Now lets do something stupid: We will make a new AlnConf
object, with different run parameters, but without changing the name of the AlnConf
object, thus overwriting the previous one. For this alignment step, this is not the end of the world, since it is very quick. However, this will work the same for long analyses, such as tree reconstruction or when there is a lot of data.
new_mafft = AlnConf(pj, cline_args=dict(localpair=True, maxiterate=1000))
pj.align([new_mafft])
Now, checking the used_methods
dictionary, we realize the gravity of our mistake, as the new AlnConf
is stored under the same key as the old one, which is now gone from both the used_methods
and the alignmnet
dictionaries:
print 'Alignments:'
print pj.alignments
print
print 'Used Methods:'
print pj.used_methods
Checking the string representation of the AlnConf
object, which has the same name as the old one, will confirm it shows the new command line, rather than the old one:
print pj.used_methods['mafftDefault']
Since ReproPhylo maintains a Git repository, it is possible to recover from this blunder. We can spot an old version that contains the original alignment step and revert to it. The older versions can be listed with pj.show_commits()
, as below, and they are listed with the newest at the top.
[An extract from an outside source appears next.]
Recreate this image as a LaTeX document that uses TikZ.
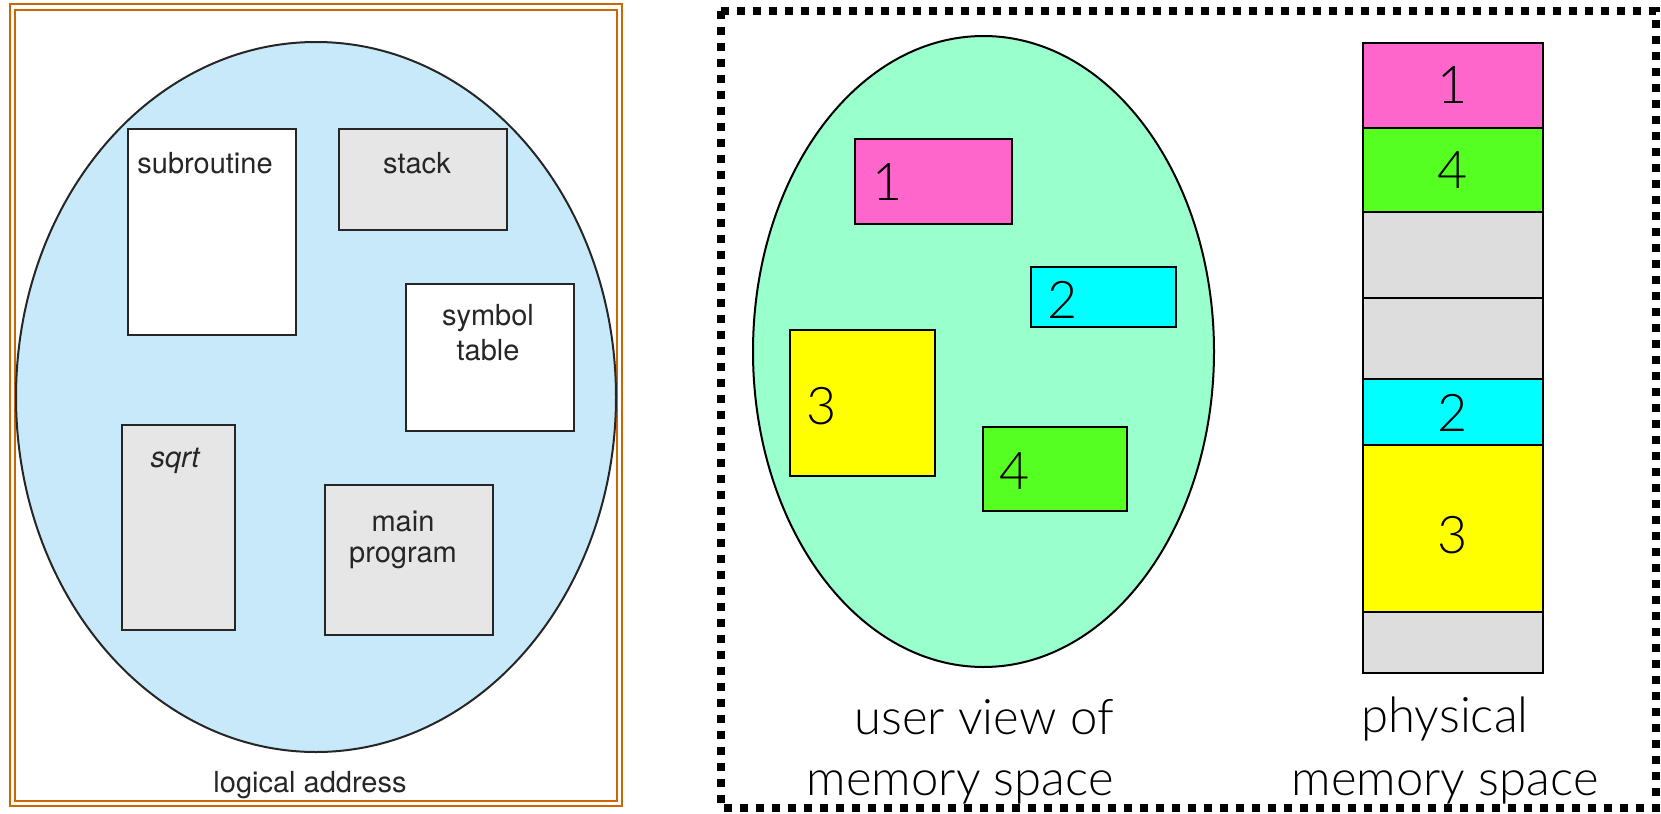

The versions, termed 'commits', has hash identifiers, listed at the top of each version's record. The top version is the current one, and the one to revert to is just below, as indicated by the AlnConf
descriptions in each of them:
pj.show_commits()
The hash identifier of a commit is required in order to revert to it. We will revert to the second newest version, with the hash that begins with 9649b5312d09
This is done as follows:
pj = revert_pickle(pj, '22c27d5a25710ec78')
Git has raised no massages, which is a good thing. The Git repository is recognized and will be further maintain. Note that only the pickle reverted, the rest of the files, such as scripts, notebooks and sequence files has not. Also note that if instead of the line above, we run revert_pickle(pj, '9649b5312d09')
, the pickle file is still reverted, but not loaded as a Project
. It is still possible to load it with pj=unpickle_pj('git_demo_files/git_demo')
Now we can confirm the state of our reverted sequence alignment by printing the string representation of the used AlnConf
object again, and see that the command line has changed back to its original form, of MAFFT defaults. The 'Short version' in the top of this page, also shows how to produce a Project
with both alignments coexisting.
print pj.used_methods.keys()
print pj.used_methods['mafftDefault']
If you are not using the Docker ReproPhylo distribution, and you are new to Git, you might get the following error when you start a new Project
with pj=Project('loci_file',pickle='pikle_filename')
:
RuntimeError: Git: set your email with '!git config --global user.email "your_email@example.com"' or disable git (the ! is needed in IPython Notebook. In a terminal, ommit it)
This is because git expects your email to be configured. To configure it, run the following in a terminal:
git config --global user.email "your_email@example.com"
Another possible error when you start a new Project
with pj=Project('loci_file',pickle='pikle_filename')
, as opposed to loading one with unpickle_pj
or with revert_pickle
, can arise because Project
expects pickle
to be a file name that does not yet exist. Otherwise, the following error will be raised,
IOError: Pickle git_demo_files/git_demo exists. If you want to keep using it do pj=unpickle_pj('git_demo_files/git_demo') instead.
to protect you from unintentionally deleting existing projects.
ReproPhylo also tries to make sure that an unpickled, reverted or new Project
can identify its unique Git repository. This connection can be broken if a Git reporsitory already existed in the working directory, which does not belong to the current Project
or if the pickle file was moved independently from the directory in which it is found. The Git repository is found in a directory called .git
, which is a hidden directory. To view hidden files and folders in your file browser, click ctrt+H
. If you want to move the Project
to another location, the folder containing both the .git
directory and the pickle file must be moved as one unit. Should the connection between a Project
and its Git repository be broken, the following error wil be show:
RuntimeError: The Git repository in the CWD does not belong to this project. Either the pickle moved, or this is a preexsisting repo. Try one of the following: Delete the local .Git dir if you don't need it, move the pickle and the notebook to a new work dir, or if possible, move them back to their original location. You may also disable Git by with stop_git().
Note that even if the link between a repository and a project
was broken, the pickle file still contains the full Project
and is totally usable, by passing git=False
.